PROVIDED RECORDS
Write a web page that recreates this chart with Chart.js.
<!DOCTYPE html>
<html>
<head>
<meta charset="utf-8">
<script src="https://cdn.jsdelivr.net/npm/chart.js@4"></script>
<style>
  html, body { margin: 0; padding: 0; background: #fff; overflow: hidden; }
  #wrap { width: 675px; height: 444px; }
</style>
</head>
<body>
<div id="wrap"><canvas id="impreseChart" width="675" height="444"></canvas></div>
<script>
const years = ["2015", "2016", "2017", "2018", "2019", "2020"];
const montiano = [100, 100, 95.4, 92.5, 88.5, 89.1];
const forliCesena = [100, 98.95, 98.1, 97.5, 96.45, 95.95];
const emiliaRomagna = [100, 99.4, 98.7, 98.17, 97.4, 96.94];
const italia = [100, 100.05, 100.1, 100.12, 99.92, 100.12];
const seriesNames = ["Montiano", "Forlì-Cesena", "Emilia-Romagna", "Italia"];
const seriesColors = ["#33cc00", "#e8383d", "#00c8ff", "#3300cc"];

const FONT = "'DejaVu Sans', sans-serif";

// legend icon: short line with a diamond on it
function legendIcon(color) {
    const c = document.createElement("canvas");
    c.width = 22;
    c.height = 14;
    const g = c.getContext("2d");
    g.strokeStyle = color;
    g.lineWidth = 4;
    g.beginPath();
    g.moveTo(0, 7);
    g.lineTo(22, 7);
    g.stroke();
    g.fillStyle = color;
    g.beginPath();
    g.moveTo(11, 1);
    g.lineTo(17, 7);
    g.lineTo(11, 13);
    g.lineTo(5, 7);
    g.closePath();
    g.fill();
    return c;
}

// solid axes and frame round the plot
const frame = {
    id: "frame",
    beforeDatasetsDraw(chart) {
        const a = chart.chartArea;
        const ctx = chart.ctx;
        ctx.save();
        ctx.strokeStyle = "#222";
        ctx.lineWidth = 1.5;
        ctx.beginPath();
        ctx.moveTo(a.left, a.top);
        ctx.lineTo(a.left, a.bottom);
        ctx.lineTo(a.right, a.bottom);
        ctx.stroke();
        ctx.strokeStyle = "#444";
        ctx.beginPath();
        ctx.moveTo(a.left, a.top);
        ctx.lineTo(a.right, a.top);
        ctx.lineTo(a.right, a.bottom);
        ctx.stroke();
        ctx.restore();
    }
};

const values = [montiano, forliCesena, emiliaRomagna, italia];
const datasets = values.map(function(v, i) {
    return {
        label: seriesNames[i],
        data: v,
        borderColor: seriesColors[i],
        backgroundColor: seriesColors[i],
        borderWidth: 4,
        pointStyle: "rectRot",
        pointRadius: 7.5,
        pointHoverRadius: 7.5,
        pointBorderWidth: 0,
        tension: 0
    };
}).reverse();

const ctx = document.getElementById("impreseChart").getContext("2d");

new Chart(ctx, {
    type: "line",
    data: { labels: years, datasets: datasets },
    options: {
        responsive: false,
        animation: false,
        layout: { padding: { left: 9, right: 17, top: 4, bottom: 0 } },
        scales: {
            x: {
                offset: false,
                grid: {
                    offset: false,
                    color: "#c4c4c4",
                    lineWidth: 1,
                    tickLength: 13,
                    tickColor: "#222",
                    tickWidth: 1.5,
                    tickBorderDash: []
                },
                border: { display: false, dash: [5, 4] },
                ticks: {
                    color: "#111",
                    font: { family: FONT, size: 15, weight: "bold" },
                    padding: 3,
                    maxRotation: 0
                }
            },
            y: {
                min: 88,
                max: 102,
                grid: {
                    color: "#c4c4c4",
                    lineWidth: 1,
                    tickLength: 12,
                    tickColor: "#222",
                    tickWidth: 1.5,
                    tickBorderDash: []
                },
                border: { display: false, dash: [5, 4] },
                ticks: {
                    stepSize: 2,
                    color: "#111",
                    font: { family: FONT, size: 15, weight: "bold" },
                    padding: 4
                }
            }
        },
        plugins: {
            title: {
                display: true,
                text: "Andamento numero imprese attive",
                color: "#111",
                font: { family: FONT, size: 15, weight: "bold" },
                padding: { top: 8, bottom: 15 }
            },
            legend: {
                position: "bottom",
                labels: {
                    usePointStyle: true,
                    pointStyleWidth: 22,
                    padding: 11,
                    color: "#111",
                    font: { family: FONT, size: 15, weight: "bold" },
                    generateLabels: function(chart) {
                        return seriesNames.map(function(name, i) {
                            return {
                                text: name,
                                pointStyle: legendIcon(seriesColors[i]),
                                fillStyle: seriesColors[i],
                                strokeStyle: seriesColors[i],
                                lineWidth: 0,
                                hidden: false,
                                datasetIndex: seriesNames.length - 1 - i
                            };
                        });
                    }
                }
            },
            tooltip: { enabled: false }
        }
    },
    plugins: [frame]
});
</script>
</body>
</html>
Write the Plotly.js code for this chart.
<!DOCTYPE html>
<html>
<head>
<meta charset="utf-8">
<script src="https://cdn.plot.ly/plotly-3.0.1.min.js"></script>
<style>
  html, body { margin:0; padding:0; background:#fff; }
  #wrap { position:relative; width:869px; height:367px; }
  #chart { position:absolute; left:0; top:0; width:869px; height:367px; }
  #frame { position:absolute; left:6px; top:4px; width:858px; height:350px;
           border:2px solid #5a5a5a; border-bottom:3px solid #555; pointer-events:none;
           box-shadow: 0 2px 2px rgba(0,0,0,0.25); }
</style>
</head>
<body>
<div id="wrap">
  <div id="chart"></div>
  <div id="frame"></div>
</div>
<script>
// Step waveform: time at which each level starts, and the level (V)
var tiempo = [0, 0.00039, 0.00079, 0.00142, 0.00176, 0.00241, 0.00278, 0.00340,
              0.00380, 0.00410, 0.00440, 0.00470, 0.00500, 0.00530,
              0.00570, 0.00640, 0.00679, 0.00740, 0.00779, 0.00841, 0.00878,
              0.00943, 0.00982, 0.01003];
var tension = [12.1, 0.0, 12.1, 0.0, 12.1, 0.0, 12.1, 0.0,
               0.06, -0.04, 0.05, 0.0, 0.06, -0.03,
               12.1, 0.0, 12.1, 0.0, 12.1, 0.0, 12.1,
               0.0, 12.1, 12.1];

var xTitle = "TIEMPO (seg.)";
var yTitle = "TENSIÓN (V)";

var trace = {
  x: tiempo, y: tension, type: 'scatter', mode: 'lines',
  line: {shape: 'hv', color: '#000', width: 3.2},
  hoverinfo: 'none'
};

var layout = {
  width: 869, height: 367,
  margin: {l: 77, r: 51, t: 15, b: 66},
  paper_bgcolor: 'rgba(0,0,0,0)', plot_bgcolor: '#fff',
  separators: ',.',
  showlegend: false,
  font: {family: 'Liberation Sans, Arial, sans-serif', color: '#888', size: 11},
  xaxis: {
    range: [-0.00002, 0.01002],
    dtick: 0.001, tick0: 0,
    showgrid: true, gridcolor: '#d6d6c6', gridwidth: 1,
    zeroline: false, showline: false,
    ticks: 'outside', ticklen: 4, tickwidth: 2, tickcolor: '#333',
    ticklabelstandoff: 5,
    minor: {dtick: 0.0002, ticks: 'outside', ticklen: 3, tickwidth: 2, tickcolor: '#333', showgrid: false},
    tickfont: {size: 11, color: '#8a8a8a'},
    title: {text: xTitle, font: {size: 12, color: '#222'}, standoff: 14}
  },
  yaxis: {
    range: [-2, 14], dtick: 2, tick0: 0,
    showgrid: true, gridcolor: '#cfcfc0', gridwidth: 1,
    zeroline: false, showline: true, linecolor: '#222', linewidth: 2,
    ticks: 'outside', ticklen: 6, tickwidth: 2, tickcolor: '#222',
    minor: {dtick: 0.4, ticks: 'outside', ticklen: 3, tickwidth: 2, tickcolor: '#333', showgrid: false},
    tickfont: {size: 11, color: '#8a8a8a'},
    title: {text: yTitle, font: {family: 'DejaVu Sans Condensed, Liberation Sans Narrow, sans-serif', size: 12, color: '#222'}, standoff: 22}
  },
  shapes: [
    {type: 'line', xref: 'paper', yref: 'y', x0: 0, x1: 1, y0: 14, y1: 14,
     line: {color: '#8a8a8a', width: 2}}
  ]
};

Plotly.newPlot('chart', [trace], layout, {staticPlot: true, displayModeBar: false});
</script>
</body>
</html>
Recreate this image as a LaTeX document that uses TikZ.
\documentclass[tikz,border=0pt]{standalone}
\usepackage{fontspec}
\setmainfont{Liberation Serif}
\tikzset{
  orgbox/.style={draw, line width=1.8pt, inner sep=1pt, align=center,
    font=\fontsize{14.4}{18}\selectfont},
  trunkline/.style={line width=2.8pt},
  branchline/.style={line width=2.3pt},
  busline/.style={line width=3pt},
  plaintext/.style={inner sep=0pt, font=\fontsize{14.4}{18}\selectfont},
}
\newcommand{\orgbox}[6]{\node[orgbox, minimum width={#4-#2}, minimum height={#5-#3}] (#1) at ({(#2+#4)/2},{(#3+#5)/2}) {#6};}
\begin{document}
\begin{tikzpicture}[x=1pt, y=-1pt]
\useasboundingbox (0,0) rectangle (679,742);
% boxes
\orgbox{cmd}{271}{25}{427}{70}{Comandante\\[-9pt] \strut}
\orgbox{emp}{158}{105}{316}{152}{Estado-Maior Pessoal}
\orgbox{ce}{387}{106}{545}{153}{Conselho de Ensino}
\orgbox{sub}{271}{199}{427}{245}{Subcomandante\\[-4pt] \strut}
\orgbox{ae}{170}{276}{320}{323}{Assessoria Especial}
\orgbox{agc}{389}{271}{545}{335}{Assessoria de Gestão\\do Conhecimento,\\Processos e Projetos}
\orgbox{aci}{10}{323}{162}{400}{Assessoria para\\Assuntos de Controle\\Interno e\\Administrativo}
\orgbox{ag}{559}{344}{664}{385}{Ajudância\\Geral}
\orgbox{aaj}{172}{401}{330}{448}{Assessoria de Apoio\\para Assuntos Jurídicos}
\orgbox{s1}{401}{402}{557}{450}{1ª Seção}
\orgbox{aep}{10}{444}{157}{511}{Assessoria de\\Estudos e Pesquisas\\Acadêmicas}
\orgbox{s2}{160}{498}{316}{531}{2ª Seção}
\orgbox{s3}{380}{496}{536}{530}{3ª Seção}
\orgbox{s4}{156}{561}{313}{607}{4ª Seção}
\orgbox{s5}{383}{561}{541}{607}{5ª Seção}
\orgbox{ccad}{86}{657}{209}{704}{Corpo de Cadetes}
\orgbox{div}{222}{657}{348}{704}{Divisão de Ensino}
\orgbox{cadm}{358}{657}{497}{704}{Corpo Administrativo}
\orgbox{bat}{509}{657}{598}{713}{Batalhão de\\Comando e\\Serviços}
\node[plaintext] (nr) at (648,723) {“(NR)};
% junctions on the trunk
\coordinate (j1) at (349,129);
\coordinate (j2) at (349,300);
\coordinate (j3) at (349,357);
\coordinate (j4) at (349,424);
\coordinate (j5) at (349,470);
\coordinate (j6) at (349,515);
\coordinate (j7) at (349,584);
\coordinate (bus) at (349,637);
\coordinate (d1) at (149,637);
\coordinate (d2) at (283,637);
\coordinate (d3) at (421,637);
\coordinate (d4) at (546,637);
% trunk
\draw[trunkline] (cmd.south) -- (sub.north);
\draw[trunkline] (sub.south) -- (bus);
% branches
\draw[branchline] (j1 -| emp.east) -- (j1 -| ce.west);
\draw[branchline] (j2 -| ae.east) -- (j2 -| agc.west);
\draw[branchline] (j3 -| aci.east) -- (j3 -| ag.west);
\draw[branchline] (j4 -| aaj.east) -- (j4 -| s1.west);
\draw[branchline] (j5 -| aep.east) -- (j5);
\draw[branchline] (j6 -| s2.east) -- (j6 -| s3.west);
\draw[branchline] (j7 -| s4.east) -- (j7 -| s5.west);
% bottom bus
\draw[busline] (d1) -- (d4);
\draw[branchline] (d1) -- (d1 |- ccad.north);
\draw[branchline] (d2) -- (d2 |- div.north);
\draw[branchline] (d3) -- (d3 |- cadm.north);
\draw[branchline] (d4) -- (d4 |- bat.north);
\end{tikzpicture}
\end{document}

STATED EXERCISE
Search the data for the string "with". List each line that has it.

ANSWER TO THIS EXERCISE
Write a web page that recreates this chart with Chart.js.
// legend icon: short line with a diamond on it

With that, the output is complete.